# Bellator champ Ben Askren meets Nick Thompson in non-title fight at Bellator 40



## HitOrGetHit (Jun 29, 2009)

> Bellator welterweight champion Ben Askren (7-0 MMA, 4-0 BFC) returns to the cage for the first time since earning the title at April's Bellator 40 event.
> 
> Bellator Fighting Championship officials today announced that Askren will face longtime veteran Nick Thompson (38-13-1 MMA, 0-0 BFC) in a non-title affair at the April 9 event.
> 
> ...


Source: MMA Junkie


----------



## kantowrestler (Jun 6, 2009)

Wow, where has Thompson been all this time?
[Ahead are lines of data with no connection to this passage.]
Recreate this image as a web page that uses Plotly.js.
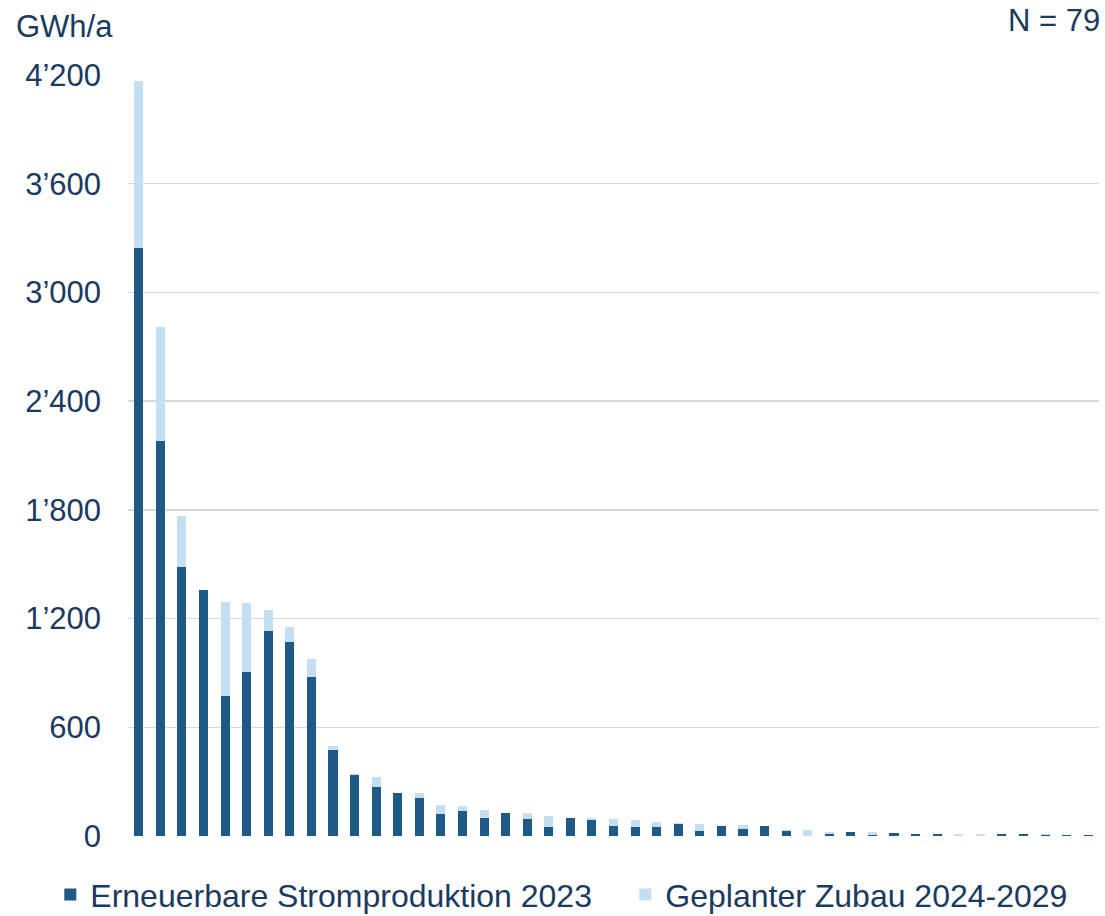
<!DOCTYPE html>
<html>
<head>
<meta charset="utf-8">
<script src="https://cdn.plot.ly/plotly-3.0.1.min.js"></script>
<style>html,body{margin:0;padding:0;background:#fff;}</style>
</head>
<body>
<div id="chart" style="width:1105px;height:916px;"></div>
<script>
// 45 bars, ranked by total
const categories = Array.from({length: 45}, (_, i) => String(i + 1));
const produktion2023 = [3243, 2181, 1485, 1355, 770, 904, 1130, 1068, 876, 477,
  339, 269, 237, 210, 122, 138, 99, 127, 94, 48,
  101, 87, 54, 48, 48, 68, 26, 54, 37, 55,
  30, 2, 13, 20, 4, 19, 13, 13, 2, 1,
  9, 9, 8, 6, 6];
const zubau2024_2029 = [924, 629, 280, 5, 520, 381, 116, 84, 101, 18,
  3, 55, 1, 26, 47, 26, 47, 2, 31, 61,
  1, 11, 42, 43, 28, 2, 39, 3, 22, 1,
  5, 29, 7, 0, 16, 0, 0, 0, 7, 8,
  0, 0, 1, 0, 0];
const seriesNames = ['Erneuerbare Stromproduktion 2023', 'Geplanter Zubau 2024-2029'];
const yTicks = [0, 600, 1200, 1800, 2400, 3000, 3600, 4200];

const textColor = '#1b3a5f';
const fontFam = '"Liberation Sans", Arial, sans-serif';

const traces = [
  {type: 'bar', x: categories, y: produktion2023, name: seriesNames[0],
   marker: {color: '#1f5a86'}, legendwidth: 530},
  {type: 'bar', x: categories, y: zubau2024_2029, name: seriesNames[1],
   marker: {color: '#c4def2'}}
];

const layout = {
  width: 1105, height: 916,
  barmode: 'stack', bargap: 0.58,
  separators: '.\u2019',
  margin: {l: 128, r: 6, t: 75, b: 80, pad: 0, autoexpand: false},
  paper_bgcolor: '#fff', plot_bgcolor: '#fff',
  font: {family: fontFam, size: 31, color: textColor},
  xaxis: {type: 'category', showticklabels: false, showgrid: false, zeroline: false,
          showline: false, ticks: '', fixedrange: true},
  yaxis: {range: [0, 4200], tickvals: yTicks, tickformat: ',d', showgrid: true,
          gridcolor: '#d9d9d9', gridwidth: 1.5, zeroline: false, showline: false, ticks: '',
          ticklabelstandoff: 26, tickfont: {size: 31, color: textColor}},
  showlegend: true,
  legend: {orientation: 'h', x: -0.08, xanchor: 'left', y: -0.077, yanchor: 'middle',
           font: {size: 32, color: textColor}, traceorder: 'normal', itemclick: false,
           bgcolor: 'rgba(0,0,0,0)'},
  annotations: [
    {text: 'GWh/a', xref: 'paper', yref: 'paper', x: -0.117, y: 1.064, xanchor: 'left',
     yanchor: 'middle', showarrow: false, font: {size: 31, color: textColor}},
    {text: 'N = 79', xref: 'paper', yref: 'paper', x: 1.003, y: 1.072, xanchor: 'right',
     yanchor: 'middle', showarrow: false, font: {size: 31, color: textColor}}
  ]
};

Plotly.newPlot('chart', traces, layout, {displayModeBar: false, staticPlot: true});
</script>
</body>
</html>
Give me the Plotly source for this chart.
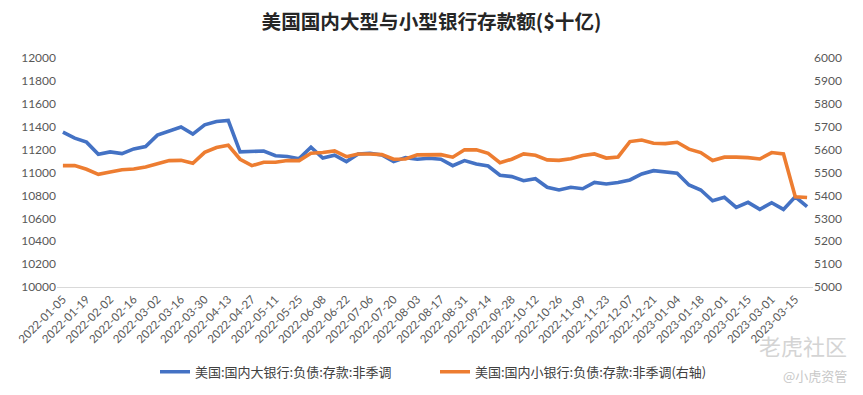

Well at least he is finally coming to Bellator. I doubt he'll win this though!


----------



## Fine Wine (Aug 30, 2010)

Yep, agreed Kanto, and it's a nice little fight to get some more experience (against experience) along the way for Askren.


----------



## kantowrestler (Jun 6, 2009)

Thompson once was promising but he slipped up and has gone all over the place. The most he got was the BodogFight championship and that's it. He is currently on a three fight skid!


----------



## Indestructibl3 (Apr 2, 2009)

I'm excited to see Askren's submission game progress. I'd like to see him get a sub from the top seeing that he'll be there for roughly 14mins of the fight.


----------



## kantowrestler (Jun 6, 2009)

He definatley has an unorthodox fighting style to say the least. Then again he was an unorthodox wrestler. So it translated!


----------